Assistant State's Attorney Bill Delaney said at the hearing Tuesday the shooting lasted 14 to 15 seconds and that McDonald was on the ground for 13 of those seconds.
Van Dyke's attorney, Dan Herbert, maintains his client feared for his life and acted lawfully and that the video about to be released doesn't tell the whole story. Van Dyke, though stripped of his police powers, has been assigned to desk duty since the shooting.
Herbert said the case needs to be tried in a courtroom and "can't be tried in the streets, can't be tried on social media and can't be tried on Facebook."
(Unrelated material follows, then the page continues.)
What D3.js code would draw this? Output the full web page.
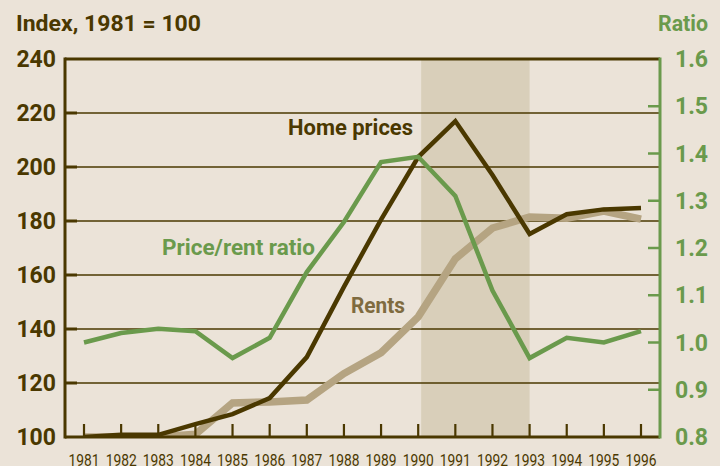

Chicago police also moved late Monday to discipline a second officer who had shot and killed an unarmed black woman in 2012 in another incident causing tensions between the department and minority communities. Superintendent Garry McCarthy recommended firing Officer Dante Servin for the shooting of 22-year-old Rekia Boyd, saying Servin showed "incredibly poor judgment." A judge acquitted Servin of involuntary manslaughter and other charges last April, and Alvarez was accused of having not prosecuted the case properly.
Jackson said a special prosecutor should oversee the Van Dyke case instead of Alvarez's office.
None of the city's outreach will be able to stop protests once the video is released, said Jedidiah Brown, another of the pastors who attended the meeting with Emanuel. Emotions are running too high, he added.
The fears of unrest stem from long-standing tensions between Chicago police and its minority communities, partly due to the department's dogged reputation for brutality, particularly involving blacks. Dozens of men, mostly African-American, said they were subjected to torture from a Chicago police squad headed by former commander Jon Burge during the 1970s, '80s and early '90s, and many spent years in prison. Burge was eventually convicted of lying about the torture and served 4½ years in prison.